Without content, signals are meaningless.
Without relationships, content remains isolated.
If you only examine the carrier, you see isolated claims.
When you observe amplification across a network of papers, patterns of unresolved tension begin to appear.
High-value research questions tend to live precisely in those tensions.
Why Keyword Search Functions as a Rearview Mirror
Keyword-based search is an essential research tool—but it is structurally limited by design. It excels at verification, not discovery.

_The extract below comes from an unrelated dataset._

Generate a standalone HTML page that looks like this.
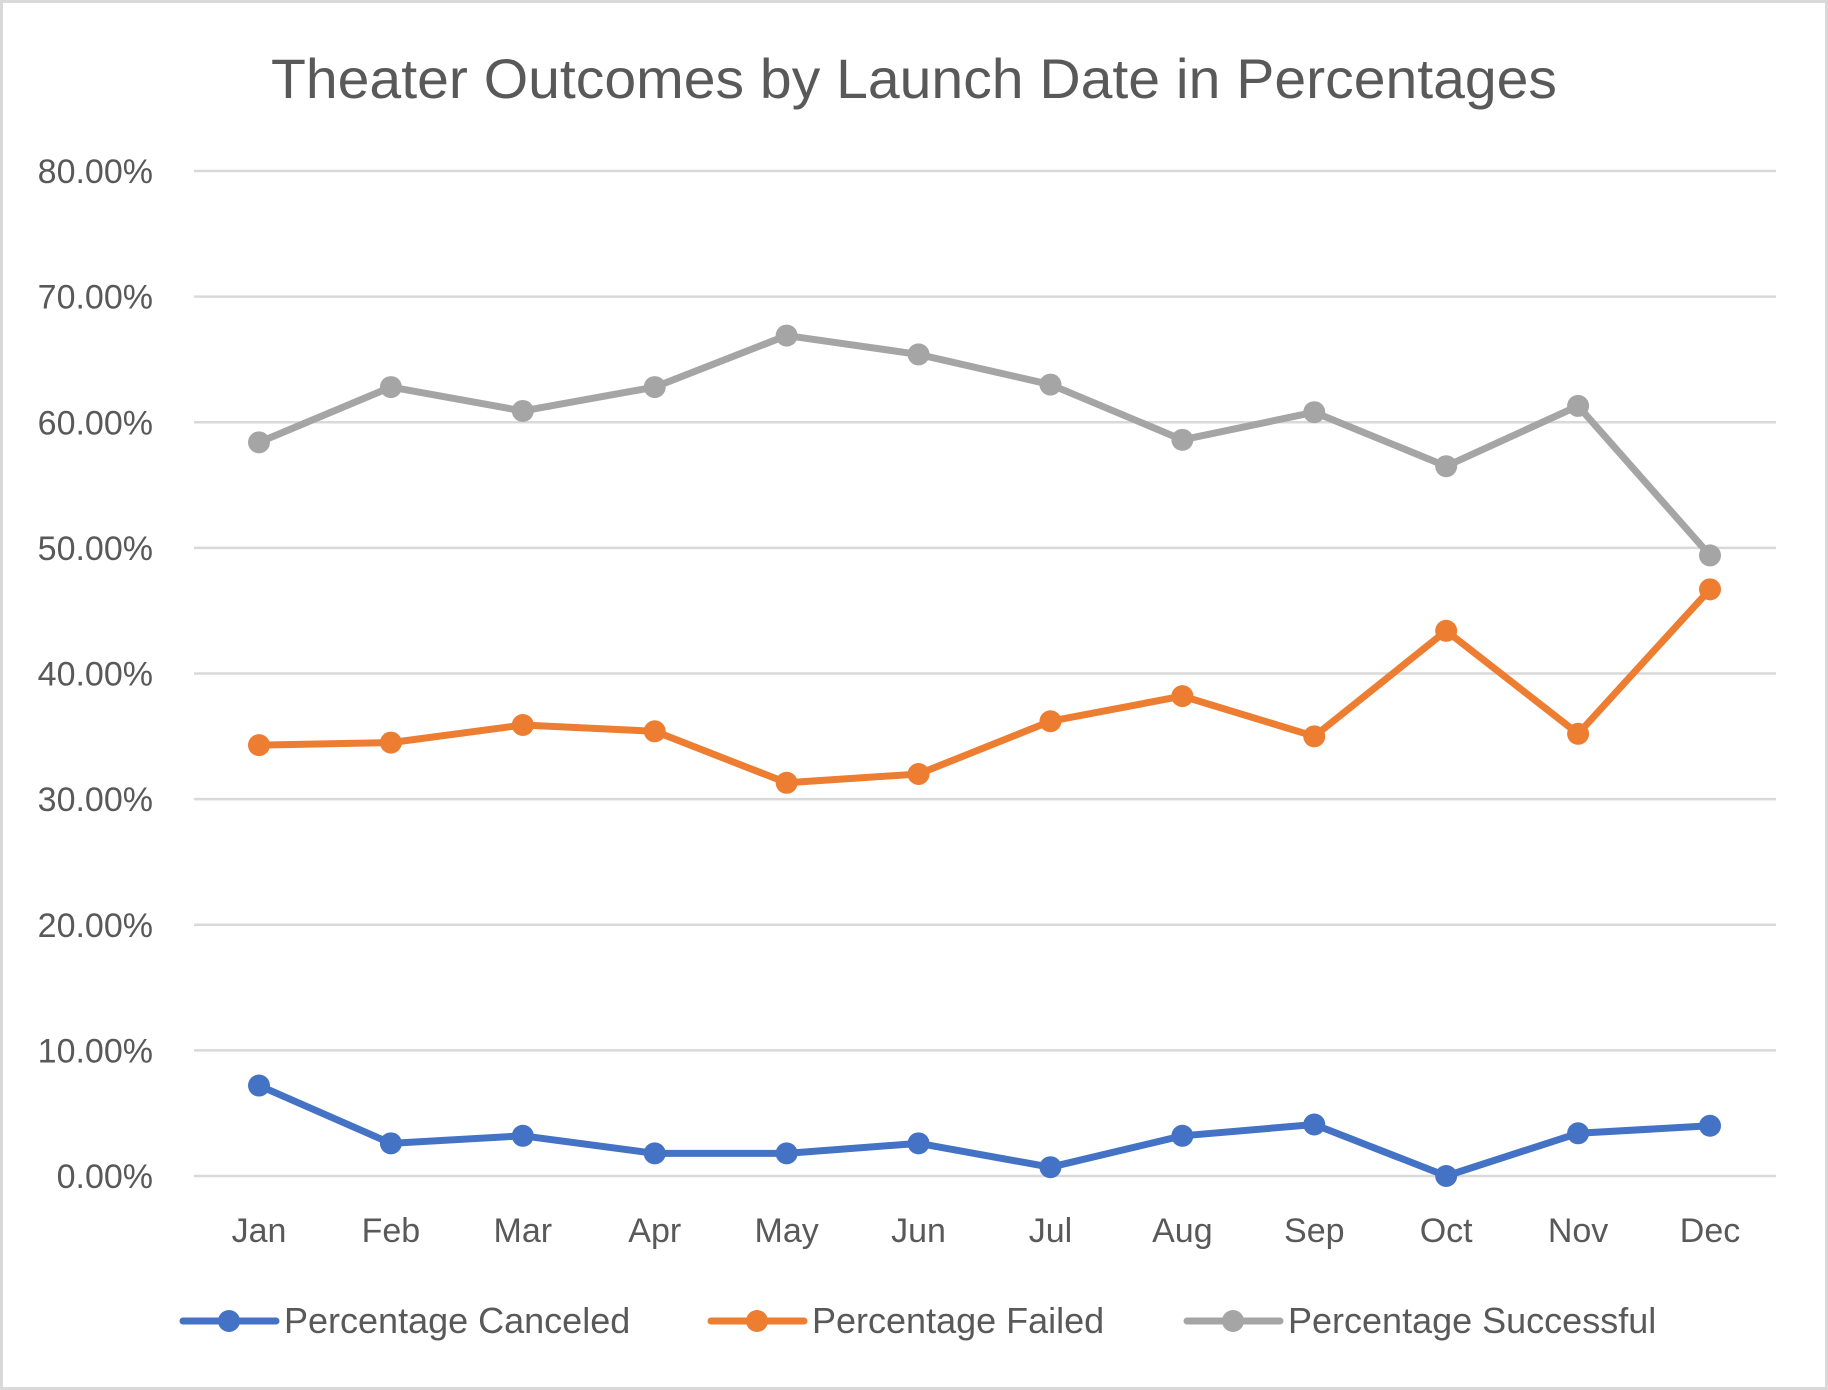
<!DOCTYPE html>
<html><head><meta charset="utf-8"><style>
html,body{margin:0;padding:0;background:#fff;}
svg{display:block;font-family:"Liberation Sans",sans-serif;}
</style></head><body>
<svg id="chart" width="1828" height="1390" viewBox="0 0 1828 1390">
<rect x="1.5" y="1.5" width="1825" height="1387" fill="#fff" stroke="#d9d9d9" stroke-width="3"/>
<text x="914" y="98" text-anchor="middle" font-size="56" fill="#595959" textLength="1286" lengthAdjust="spacingAndGlyphs">Theater Outcomes by Launch Date in Percentages</text>
<g id="grid"></g><g id="yticks"></g><g id="xticks"></g><g id="series"></g><g id="legend"></g>
</svg>
<script>
const months = ["Jan","Feb","Mar","Apr","May","Jun","Jul","Aug","Sep","Oct","Nov","Dec"];
const canceled = [7.2,2.6,3.2,1.8,1.8,2.6,0.7,3.2,4.1,0.0,3.4,4.0];
const failed = [34.3,34.5,35.9,35.4,31.3,32.0,36.2,38.2,35.0,43.4,35.2,46.7];
const successful = [58.4,62.8,60.9,62.8,66.9,65.4,63.0,58.6,60.8,56.5,61.3,49.4];
const yTickValues = [0,10,20,30,40,50,60,70,80];
const seriesNames = ["Percentage Canceled","Percentage Failed","Percentage Successful"];

const NS="http://www.w3.org/2000/svg";
const x0=194,x1=1776,yTop=171,yBot=1176;
const step=(1710-259)/11;
function xPos(i){return 259+i*step;}
function yPos(v){return yBot-(v/80)*(yBot-yTop);}
function mk(tag,attrs,parent){const e=document.createElementNS(NS,tag);for(const k in attrs)e.setAttribute(k,attrs[k]);parent.appendChild(e);return e;}
const grid=document.getElementById('grid'),yt=document.getElementById('yticks'),xt=document.getElementById('xticks'),ser=document.getElementById('series'),leg=document.getElementById('legend');
yTickValues.forEach(v=>{
  const l=mk('line',{x1:x0,x2:x1,y1:yPos(v),y2:yPos(v),stroke:'#d9d9d9','stroke-width':2.5},grid);
  
  
  const t=mk('text',{x:153,y:yPos(v)+12,'text-anchor':'end','font-size':34,fill:'#595959'},yt);
  t.textContent=v.toFixed(2)+'%';
  
  
});
months.forEach((m,i)=>{
  const t=mk('text',{x:xPos(i),y:1242,'text-anchor':'middle','font-size':34,fill:'#595959'},xt);
  t.textContent=m;
  
  
});
const colors=['#4472c4','#ed7d31','#a5a5a5'];
[canceled,failed,successful].forEach((d,s)=>{
  const g=mk('g',{},ser);
  
  
  const p=mk('polyline',{points:d.map((v,i)=>xPos(i)+','+yPos(v)).join(' '),fill:'none',stroke:colors[s],'stroke-width':7,'stroke-linejoin':'round','stroke-linecap':'round'},g);
  
  
  d.forEach((v,i)=>{
    const c=mk('circle',{cx:xPos(i),cy:yPos(v),r:11,fill:colors[s]},g);
    
    
  });
});
const legX=[183,711,1187];
seriesNames.forEach((n,s)=>{
  const g=mk('g',{},leg);
  
  
  mk('line',{x1:legX[s],x2:legX[s]+93,y1:1321,y2:1321,stroke:colors[s],'stroke-width':7,'stroke-linecap':'round'},g);
  mk('circle',{cx:legX[s]+46,cy:1321,r:11,fill:colors[s]},g);
  const t=mk('text',{x:legX[s]+101,y:1333,'font-size':36,fill:'#595959'},g);
  t.textContent=n;
});
</script>
</body></html>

Three limitations are especially important:
-
Keywords reflect stabilized language
They retrieve work that has already been named. Emerging questions often lack agreed-upon terminology. -
Topics versus trajectories
Keywords function like coordinates, telling you where research has been. Signals behave more like vectors, indicating where tensions and pressures are building. -
Lists without relationships
Keyword search retrieves papers, but largely strips away how those papers relate, disagree, or depend on one another.
This is why researchers often feel they have “seen everything” without seeing a clear direction forward.
Where Signal Density Is Highest
If high-value questions arise from strain, then the most informative places to look are where authors are forced to confront uncertainty. These moments often appear in the connective tissue of a paper.
Citation Contexts: The Community’s Verdict
Rather than focusing only on who cites a paper, it is more revealing to examine how it is cited.
- Is the paper treated as a gold standard, or merely a convenient reference?
- Do multiple papers cite the same work while quietly highlighting the same unresolved limitation?
Citation contexts often encode the community’s collective judgment more honestly than abstracts.
Reference Contexts: The Hidden Foundations
References reveal what authors take for granted.
- Which assumptions are inherited from decades-old work and never re-examined?
- Do competing approaches rely on entirely different reference traditions despite addressing similar phenomena?
When such patterns appear, they often indicate deep, unarticulated fractures in the field.
The Signal Accumulation Effect
A single limitation is anecdotal.
Repeated across many independent works, it becomes meaningful.
Over time, unresolved issues accumulate into recognizable signal patterns, such as:
-
Persistence Signals
The same “future work” suggestion appears year after year, yet remains unaddressed. -
Tension Signals
Influential papers report success while relying on mutually incompatible assumptions. -
Migration Signals
Concepts from one discipline begin appearing in the reference lists of another, without clear theoretical integration.
High-value questions rarely arrive as sudden insights.
They become unavoidable through accumulation.
From Reading More to Reading Differently
Signal-driven thinking does not reduce reading; it reframes its purpose.
Instead of asking, “What does this paper say?”, the focus shifts toward questions like:
- Why does this paper feel compelled to justify this dependency?
- Why does the field repeatedly sidestep this contradiction?
Literature review becomes less about accumulation and more about interpretation—less about collecting facts, and more about detecting structural patterns.
A Place Within the Research OS
Within the broader Research OS perspective (see Toward a Research OS: From Intuition to Executable Research Thinking), signal-driven thinking functions as an early-stage guidance system.
It does not replace deep foundational study. Rather, it helps determine where that effort is most likely to matter.
This helps explain why some researchers appear consistently “lucky” in identifying compelling problems. They are not necessarily reading more; they are interpreting relationships more deliberately.
They are attentive not just to what appears on the page, but to the stresses and shadows cast between pages.
Conclusion
The literature is not simply a library of answers.
It is a landscape of unresolved signals.
Content provides substance.
Relationships provide leverage.
By shifting attention from isolated papers to the signals they collectively emit, researchers move from passive consumption toward active problem construction.
This shift forms the foundation of high-value research.